Line segment $CD$ is bisected by $AB$ at $O$.
To do:
We have to show that $ar(\triangle ABC) = ar(\triangle ABC)$.
Solution:
$CO = OD$
Draw $CL \perp AB$ and $DM \perp AB$
In $\Delta CLO$ and $\triangle D M O$,
$\angle \mathrm{L}=\angle \mathrm{M}$
$\mathrm{CO}=\mathrm{OD}$
$\angle \mathrm{COL}=\angle \mathrm{DOM}$ (Vertically opposite angles)
Therefore, by AAS axiom,
$\Delta CLO \cong \triangle D M O$
This implies,
$\mathrm{CL}=\mathrm{DM}$ (CPCT)
$ar(\triangle \mathrm{ABC})=\frac{1}{2}\times$ Base $\times$ Height
$=\frac{1}{2} \times \mathrm{AB} \times \mathrm{CL}$.........(i)

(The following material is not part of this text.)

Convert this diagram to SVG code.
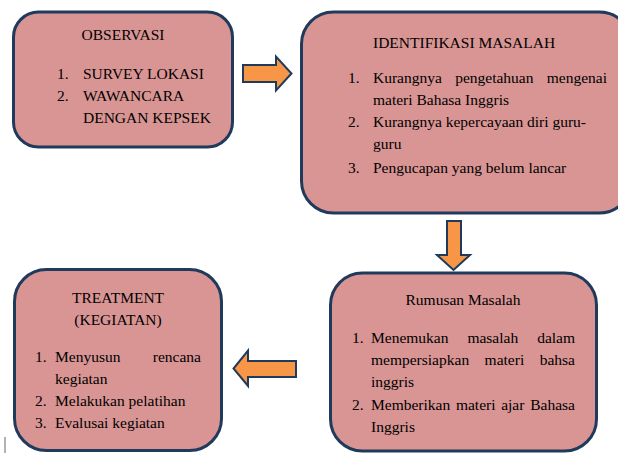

$ar(\triangle \mathrm{ADB})=\frac{1}{2} \times \mathrm{AB} \times \mathrm{DM}$
$=\frac{1}{2} \mathrm{AB} \times \mathrm{CL}$...........(ii) (Since $\mathrm{DM}=\mathrm{CL}$)
(Proved)
From (i) and (ii), we get,
$ar(\triangle \mathrm{ABC})=ar(\triangle \mathrm{ABD})$
Hence proved.